To expand voter registration and participation, the U.S. should consider steps to greatly facilitate registration. The 2014 Presidential Commission on Election Administration report suggested both online registration and cross-checking across state registration lists to expand registration and improve accuracy. Similarly, the process of obtaining any IDs required for voting could be made simpler and more convenient, especially to people with limited access to the system, and with minimal to no cost. 
The most vexing problem in the U.S and many other countries around the world is the role of money in campaigns and elections. In spite of past legislative efforts to reform campaign finance in the U.S., total spending on elections continues to increase, raising concerns about who can afford to run for public office and the degree to which campaign donors have undue influence on elected officials. 
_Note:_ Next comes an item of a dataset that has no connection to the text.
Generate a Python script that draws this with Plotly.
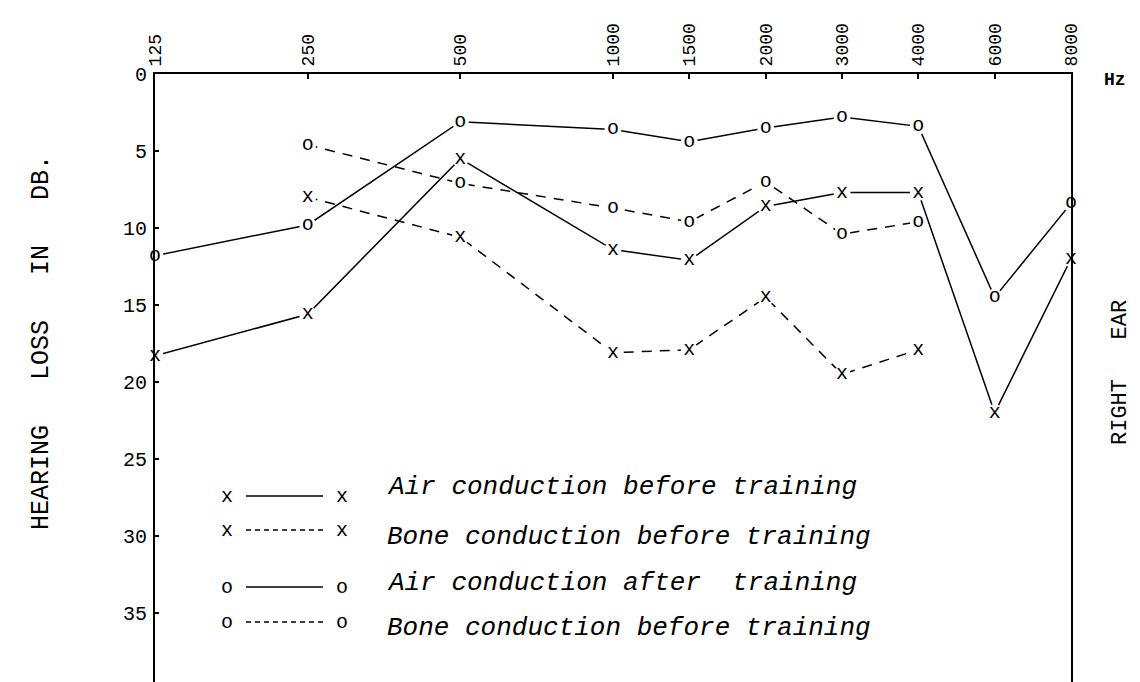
import math
import plotly.graph_objects as go

# ---------------- data ----------------
freq_ticks = [125, 250, 500, 1000, 1500, 2000, 3000, 4000, 6000, 8000]
freq_tick_labels = ["125", "250", "500", "1000", "1500", "2000", "3000", "4000", "6000", "8000"]
db_ticks = [0, 5, 10, 15, 20, 25, 30, 35]

freqs_air = [125, 250, 500, 1000, 1500, 2000, 3000, 4000, 6000, 8000]
air_before = [18.3, 15.6, 5.5, 11.4, 12.1, 8.6, 7.7, 7.7, 22.0, 12.0]
air_after = [11.8, 9.8, 3.1, 3.6, 4.4, 3.5, 2.8, 3.4, 14.5, 8.4]

freqs_bone = [250, 500, 1000, 1500, 2000, 3000, 4000]
bone_before = [8.0, 10.6, 18.1, 17.9, 14.5, 19.5, 17.9]
bone_after = [4.6, 7.1, 8.7, 9.6, 7.0, 10.4, 9.6]

legend_labels = [
    "Air conduction before training",
    "Bone conduction before training",
    "Air conduction after\u00a0\u00a0training",
    "Bone conduction before training",
]


def audiogram_pos(f):
    """Audiogram scale: octaves above 125 Hz, inter-octave frequencies at half steps."""
    return round(2 * math.log2(f / 125.0)) / 2.0


MONO = "Liberation Mono"

fig = go.Figure()

series = [
    (freqs_air, air_before, "x", "solid"),
    (freqs_bone, bone_before, "x", "10px,8px"),
    (freqs_air, air_after, "o", "solid"),
    (freqs_bone, bone_after, "o", "10px,8px"),
]

for fr, vals, sym, dash in series:
    fig.add_trace(go.Scatter(
        x=[audiogram_pos(f) for f in fr],
        y=vals,
        mode="lines+markers+text",
        text=[sym] * len(vals),
        textposition="middle center",
        textfont=dict(family=MONO, size=20, color="black"),
        marker=dict(size=17, color="white", line=dict(width=0)),
        line=dict(color="black", width=1.5, dash=dash),
        cliponaxis=False,
        hoverinfo="skip",
        showlegend=False,
    ))

# ---------------- layout ----------------
L, R, T, B = 147, 77, 66, 0
W, H = 1140, 682
pw, ph = W - L - R, H - T - B


def px(xp):
    return (xp - L) / pw


def py(yp):
    return 1 - (yp - T) / ph


fig.update_layout(
    width=W, height=H, autosize=False,
    margin=dict(l=L, r=R, t=T, b=B, autoexpand=False),
    paper_bgcolor="white", plot_bgcolor="white",
    showlegend=False,
    xaxis=dict(
        side="top",
        range=[0, 6],
        tickvals=[audiogram_pos(f) for f in freq_ticks],
        ticktext=freq_tick_labels,
        tickangle=-90,
        tickfont=dict(family=MONO, size=18, color="black"),
        ticks="inside", ticklen=5, tickcolor="black", tickwidth=1.5,
        showline=True, linecolor="black", linewidth=2,
        showgrid=False, zeroline=False,
        ticklabelstandoff=2,
        automargin=False,
    ),
    yaxis=dict(
        range=[40, 0],
        tickvals=db_ticks,
        ticktext=[str(v) for v in db_ticks],
        tickfont=dict(family=MONO, size=20, color="black"),
        ticks="inside", ticklen=4, tickcolor="black", tickwidth=1.5,
        showline=True, linecolor="black", linewidth=2, mirror=True,
        showgrid=False, zeroline=False,
        ticklabelstandoff=2,
        automargin=False,
    ),
)

annotations = []
shapes = []

# axis titles / side labels
annotations.append(dict(
    x=px(33), y=py(335), xref="paper", yref="paper",
    text="HEARING\u00a0\u00a0\u00a0LOSS\u00a0\u00a0\u00a0IN\u00a0\u00a0\u00a0DB.",
    textangle=-90, showarrow=False,
    font=dict(family=MONO, size=25, color="black"),
    xanchor="center", yanchor="middle",
))
annotations.append(dict(
    x=px(1112), y=py(365), xref="paper", yref="paper",
    text="RIGHT\u00a0\u00a0\u00a0EAR",
    textangle=-90, showarrow=False,
    font=dict(family=MONO, size=22, color="black"),
    xanchor="center", yanchor="middle",
))
annotations.append(dict(
    x=px(1107), y=py(72), xref="paper", yref="paper",
    text="<b>Hz</b>", showarrow=False,
    font=dict(family=MONO, size=18, color="black"),
    xanchor="center", yanchor="middle",
))

# legend (drawn inside the plot like the original)
text_rows = [479, 529, 575, 620]
marker_rows = [488, 522, 579, 614]
legend_syms = ["x", "x", "o", "o"]
legend_dash = ["solid", "5px,4px", "solid", "5px,4px"]
for lab, ty, my, sym, dsh in zip(legend_labels, text_rows, marker_rows, legend_syms, legend_dash):
    annotations.append(dict(
        x=px(377), y=py(ty), xref="paper", yref="paper",
        text="<i>" + lab + "</i>", showarrow=False,
        font=dict(family=MONO, size=26, color="black"),
        xanchor="left", yanchor="middle",
    ))
    for xx in (219, 334):
        annotations.append(dict(
            x=px(xx), y=py(my), xref="paper", yref="paper",
            text=sym, showarrow=False,
            font=dict(family=MONO, size=20, color="black"),
            xanchor="center", yanchor="middle",
        ))
    shapes.append(dict(
        type="line", xref="paper", yref="paper",
        x0=px(238), x1=px(315), y0=py(my), y1=py(my),
        line=dict(color="black", width=1.5, dash=dsh),
    ))

fig.update_layout(annotations=annotations, shapes=shapes)

fig.write_html("out.html")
The 2012 U.S. elections were the most expensive ever, topping at least $6 billion—with some estimates between $7 billion to $8 billion. Given the Supreme Court decisions in Citizens United and McCutcheon, spending will almost certainly continue to rise. Whereas many other countries provide direct public financing to political parties to try to ensure a more level playing field, in the U.S., most candidates forgo public funding in order to avoid limits on spending. 
A fundamental belief in the election observation community is that democracy and elections are best understood as works-in-process; no country has perfect elections and ALL countries should strive to improve elections. While Americans have a lot to be proud of, we owe it to ourselves to find ways to improve. 
In addition to the issues discussed above, the U.S. should consider steps to: 
• Upgrade voting technologies with thorough testing of the reliability of new voting systems;
• Ensure a paper record of votes cast electronically/on voting machines; 
• Establish clear conditions and rules for when and how recounts and revotes should occur, with clear standards for determining valid votes and independent commissions to adjudicate any disputes; and 
• Ensure adequate access and accreditation for election observers to all stages of the electoral process, both from U.S. citizens groups and organizations and also for credible international observers.